===== Stored rows =====
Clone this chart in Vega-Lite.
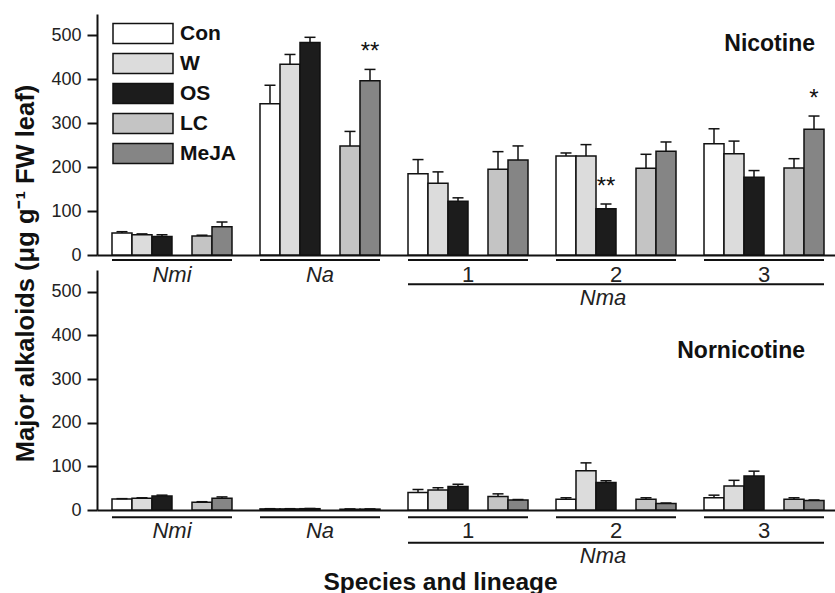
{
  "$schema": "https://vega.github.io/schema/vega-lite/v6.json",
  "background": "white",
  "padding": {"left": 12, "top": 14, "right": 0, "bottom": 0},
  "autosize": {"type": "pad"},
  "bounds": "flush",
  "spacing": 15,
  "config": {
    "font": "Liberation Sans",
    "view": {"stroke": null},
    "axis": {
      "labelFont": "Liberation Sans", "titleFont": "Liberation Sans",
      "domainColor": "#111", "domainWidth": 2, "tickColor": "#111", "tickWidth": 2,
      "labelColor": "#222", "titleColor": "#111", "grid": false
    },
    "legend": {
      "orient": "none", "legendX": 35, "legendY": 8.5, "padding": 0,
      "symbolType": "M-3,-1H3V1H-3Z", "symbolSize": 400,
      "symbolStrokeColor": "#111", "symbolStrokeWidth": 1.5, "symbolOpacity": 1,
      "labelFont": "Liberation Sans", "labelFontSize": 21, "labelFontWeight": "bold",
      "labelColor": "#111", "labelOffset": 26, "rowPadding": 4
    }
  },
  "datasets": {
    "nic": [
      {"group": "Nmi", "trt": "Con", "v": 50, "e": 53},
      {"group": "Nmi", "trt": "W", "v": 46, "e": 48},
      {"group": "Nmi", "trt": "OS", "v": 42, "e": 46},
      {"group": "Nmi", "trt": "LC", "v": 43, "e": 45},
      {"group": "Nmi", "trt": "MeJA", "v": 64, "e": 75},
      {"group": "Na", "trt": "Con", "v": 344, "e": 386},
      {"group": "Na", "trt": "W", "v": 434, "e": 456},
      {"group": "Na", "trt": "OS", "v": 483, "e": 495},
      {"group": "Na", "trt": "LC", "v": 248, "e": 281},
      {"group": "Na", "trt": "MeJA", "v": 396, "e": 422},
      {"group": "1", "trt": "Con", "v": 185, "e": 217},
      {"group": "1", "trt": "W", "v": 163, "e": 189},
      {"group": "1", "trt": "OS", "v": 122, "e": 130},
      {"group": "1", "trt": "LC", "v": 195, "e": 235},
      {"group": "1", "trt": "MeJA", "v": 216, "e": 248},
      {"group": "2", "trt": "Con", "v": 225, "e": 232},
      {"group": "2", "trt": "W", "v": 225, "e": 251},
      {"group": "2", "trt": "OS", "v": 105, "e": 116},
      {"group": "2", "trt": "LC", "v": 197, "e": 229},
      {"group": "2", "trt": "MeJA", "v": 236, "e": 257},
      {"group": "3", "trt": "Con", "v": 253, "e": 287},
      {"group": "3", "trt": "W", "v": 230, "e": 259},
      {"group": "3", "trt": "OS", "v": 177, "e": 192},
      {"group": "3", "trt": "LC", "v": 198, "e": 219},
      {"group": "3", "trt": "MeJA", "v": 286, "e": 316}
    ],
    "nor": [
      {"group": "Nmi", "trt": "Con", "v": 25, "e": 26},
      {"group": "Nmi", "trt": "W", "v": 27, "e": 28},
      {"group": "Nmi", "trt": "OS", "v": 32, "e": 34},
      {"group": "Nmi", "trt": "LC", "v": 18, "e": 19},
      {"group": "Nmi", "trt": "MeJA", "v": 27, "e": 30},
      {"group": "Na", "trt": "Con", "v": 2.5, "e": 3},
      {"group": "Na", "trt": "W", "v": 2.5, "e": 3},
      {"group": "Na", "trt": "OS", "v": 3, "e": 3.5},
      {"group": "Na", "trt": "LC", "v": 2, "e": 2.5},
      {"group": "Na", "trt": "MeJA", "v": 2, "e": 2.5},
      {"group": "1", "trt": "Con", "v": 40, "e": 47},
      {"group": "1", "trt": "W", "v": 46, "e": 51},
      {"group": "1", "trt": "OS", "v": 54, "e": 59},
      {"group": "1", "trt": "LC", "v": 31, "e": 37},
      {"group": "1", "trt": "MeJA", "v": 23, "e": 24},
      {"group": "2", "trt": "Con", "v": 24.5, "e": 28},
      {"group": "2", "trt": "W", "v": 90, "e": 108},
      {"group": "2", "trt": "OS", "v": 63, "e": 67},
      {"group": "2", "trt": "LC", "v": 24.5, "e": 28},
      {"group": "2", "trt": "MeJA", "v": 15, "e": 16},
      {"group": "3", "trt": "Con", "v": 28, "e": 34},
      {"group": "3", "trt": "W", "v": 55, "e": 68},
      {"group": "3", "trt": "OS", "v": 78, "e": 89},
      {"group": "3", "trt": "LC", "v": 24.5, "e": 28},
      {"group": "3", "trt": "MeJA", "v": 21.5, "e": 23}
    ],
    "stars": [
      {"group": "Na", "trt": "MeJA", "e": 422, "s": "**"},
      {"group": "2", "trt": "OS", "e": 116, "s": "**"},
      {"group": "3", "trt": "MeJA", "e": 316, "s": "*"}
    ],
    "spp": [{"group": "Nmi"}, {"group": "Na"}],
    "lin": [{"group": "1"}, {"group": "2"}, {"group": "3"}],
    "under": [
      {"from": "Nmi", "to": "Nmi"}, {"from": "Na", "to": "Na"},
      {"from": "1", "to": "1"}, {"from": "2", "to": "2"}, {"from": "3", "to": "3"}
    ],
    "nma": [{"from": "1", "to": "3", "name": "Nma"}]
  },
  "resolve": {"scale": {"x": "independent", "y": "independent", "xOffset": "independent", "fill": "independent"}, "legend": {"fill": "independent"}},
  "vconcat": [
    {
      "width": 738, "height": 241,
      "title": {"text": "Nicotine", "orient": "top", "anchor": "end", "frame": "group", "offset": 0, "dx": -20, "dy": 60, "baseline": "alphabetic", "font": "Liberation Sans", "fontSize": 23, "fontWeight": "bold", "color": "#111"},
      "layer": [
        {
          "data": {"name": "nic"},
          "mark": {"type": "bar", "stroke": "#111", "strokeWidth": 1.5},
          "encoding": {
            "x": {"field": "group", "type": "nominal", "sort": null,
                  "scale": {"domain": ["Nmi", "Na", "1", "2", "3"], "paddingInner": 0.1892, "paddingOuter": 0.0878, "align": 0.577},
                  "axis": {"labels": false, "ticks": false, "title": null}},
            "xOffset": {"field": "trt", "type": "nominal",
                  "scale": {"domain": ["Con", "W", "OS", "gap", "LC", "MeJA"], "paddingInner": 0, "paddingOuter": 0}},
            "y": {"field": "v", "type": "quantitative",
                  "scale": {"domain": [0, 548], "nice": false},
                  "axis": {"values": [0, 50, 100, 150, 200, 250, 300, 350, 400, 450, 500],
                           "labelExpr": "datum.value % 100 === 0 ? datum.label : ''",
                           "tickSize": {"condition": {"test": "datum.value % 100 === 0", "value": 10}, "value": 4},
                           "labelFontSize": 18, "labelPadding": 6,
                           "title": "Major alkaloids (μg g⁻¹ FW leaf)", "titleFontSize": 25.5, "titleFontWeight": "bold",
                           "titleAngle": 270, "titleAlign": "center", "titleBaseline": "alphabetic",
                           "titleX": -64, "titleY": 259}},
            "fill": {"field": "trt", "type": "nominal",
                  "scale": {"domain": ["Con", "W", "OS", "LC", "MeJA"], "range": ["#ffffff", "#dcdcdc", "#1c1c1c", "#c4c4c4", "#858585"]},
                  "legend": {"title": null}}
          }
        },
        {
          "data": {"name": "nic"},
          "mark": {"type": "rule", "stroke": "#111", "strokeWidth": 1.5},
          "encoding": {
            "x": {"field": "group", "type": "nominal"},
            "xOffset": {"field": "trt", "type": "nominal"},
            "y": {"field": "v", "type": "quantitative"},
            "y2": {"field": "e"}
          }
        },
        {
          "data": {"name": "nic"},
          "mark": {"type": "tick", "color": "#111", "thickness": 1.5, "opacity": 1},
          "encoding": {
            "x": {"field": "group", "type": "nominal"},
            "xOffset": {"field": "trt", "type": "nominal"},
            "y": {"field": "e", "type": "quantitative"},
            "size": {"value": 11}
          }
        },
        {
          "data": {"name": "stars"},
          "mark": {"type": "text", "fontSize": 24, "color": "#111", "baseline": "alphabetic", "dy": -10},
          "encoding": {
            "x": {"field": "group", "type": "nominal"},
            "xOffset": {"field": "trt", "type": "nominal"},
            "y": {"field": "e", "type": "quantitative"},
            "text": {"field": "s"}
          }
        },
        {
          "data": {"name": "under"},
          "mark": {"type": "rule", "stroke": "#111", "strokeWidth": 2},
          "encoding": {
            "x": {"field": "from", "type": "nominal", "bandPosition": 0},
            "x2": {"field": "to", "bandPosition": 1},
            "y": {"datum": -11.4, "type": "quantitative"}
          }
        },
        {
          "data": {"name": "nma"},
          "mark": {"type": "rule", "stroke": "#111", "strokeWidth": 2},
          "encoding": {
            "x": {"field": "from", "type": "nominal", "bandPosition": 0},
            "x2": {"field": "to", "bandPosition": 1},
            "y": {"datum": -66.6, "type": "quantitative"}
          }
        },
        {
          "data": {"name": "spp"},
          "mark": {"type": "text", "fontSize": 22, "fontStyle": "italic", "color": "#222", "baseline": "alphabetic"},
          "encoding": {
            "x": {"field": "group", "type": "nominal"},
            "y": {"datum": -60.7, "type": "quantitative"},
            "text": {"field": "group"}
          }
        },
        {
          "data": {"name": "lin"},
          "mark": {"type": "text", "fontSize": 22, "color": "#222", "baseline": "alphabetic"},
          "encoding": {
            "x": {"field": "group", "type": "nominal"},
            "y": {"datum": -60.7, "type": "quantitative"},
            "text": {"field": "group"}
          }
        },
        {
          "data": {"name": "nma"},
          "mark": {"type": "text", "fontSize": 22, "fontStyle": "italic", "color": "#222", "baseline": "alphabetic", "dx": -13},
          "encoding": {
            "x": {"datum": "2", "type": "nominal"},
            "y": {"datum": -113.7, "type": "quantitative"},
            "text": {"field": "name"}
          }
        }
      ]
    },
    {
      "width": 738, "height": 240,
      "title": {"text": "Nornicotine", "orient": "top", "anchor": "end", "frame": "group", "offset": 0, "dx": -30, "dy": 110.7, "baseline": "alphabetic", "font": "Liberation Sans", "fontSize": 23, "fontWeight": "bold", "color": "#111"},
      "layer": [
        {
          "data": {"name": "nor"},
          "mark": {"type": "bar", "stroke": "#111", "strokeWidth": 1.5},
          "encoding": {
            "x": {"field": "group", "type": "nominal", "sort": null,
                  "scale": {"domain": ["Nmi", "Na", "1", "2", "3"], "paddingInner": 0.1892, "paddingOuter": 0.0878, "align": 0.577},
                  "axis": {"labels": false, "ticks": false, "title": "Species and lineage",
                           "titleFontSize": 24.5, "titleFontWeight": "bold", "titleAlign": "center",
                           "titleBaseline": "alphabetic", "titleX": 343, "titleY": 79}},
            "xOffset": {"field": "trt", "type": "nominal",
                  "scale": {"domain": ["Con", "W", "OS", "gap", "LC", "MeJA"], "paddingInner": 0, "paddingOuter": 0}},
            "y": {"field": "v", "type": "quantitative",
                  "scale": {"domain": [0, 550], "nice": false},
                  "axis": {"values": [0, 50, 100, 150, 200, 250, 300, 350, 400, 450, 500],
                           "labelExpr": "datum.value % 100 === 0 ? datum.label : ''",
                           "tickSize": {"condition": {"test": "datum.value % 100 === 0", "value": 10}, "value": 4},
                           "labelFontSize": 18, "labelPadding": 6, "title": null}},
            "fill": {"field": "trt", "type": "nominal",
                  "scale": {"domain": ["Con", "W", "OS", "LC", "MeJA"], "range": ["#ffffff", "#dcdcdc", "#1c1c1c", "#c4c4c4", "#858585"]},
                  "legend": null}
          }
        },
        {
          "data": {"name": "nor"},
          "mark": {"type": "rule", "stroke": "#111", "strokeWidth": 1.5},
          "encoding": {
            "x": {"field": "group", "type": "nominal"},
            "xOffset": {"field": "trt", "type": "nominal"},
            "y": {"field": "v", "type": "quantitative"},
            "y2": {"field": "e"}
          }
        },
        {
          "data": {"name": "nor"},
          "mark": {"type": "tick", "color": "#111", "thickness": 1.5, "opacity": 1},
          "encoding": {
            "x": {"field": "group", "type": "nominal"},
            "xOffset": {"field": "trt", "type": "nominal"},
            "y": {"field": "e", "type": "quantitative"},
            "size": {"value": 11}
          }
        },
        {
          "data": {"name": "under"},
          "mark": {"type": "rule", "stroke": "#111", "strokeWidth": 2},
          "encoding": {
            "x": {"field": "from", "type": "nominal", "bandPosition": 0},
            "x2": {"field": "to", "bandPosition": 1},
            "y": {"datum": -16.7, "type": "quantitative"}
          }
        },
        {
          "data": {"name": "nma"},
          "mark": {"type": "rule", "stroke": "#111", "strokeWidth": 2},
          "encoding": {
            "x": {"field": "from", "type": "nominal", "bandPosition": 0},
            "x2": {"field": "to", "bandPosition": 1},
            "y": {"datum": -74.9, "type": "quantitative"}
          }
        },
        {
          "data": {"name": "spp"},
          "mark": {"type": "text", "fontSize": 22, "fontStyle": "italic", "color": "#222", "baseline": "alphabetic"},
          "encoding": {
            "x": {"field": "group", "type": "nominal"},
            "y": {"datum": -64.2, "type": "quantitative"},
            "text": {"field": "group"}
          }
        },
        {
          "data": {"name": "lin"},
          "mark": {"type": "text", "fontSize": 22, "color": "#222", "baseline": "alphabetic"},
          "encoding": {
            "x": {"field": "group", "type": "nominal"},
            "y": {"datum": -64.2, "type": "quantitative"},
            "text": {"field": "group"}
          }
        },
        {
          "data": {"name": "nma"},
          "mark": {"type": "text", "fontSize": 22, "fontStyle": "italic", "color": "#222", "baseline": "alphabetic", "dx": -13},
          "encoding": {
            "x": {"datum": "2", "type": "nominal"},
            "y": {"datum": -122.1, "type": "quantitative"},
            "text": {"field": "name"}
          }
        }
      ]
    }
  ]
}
=====
===== Stored rows =====
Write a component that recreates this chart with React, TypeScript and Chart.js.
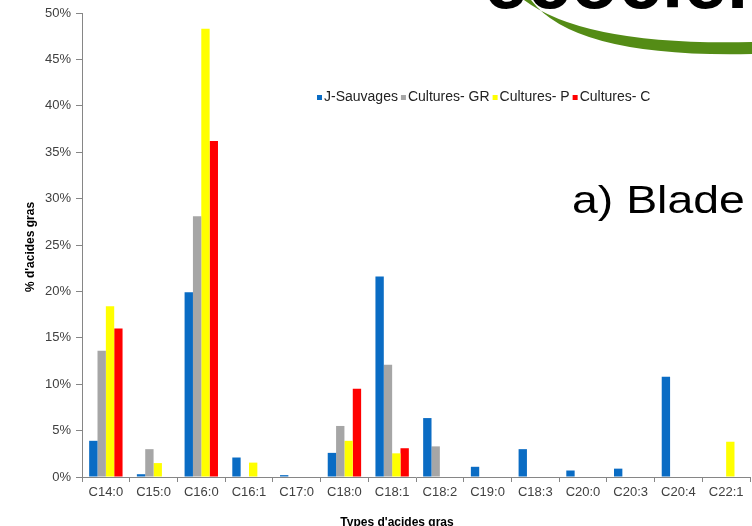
=====
How many lines of the entries above hold the string "chart"? Reply with the number alone.

Full solution
2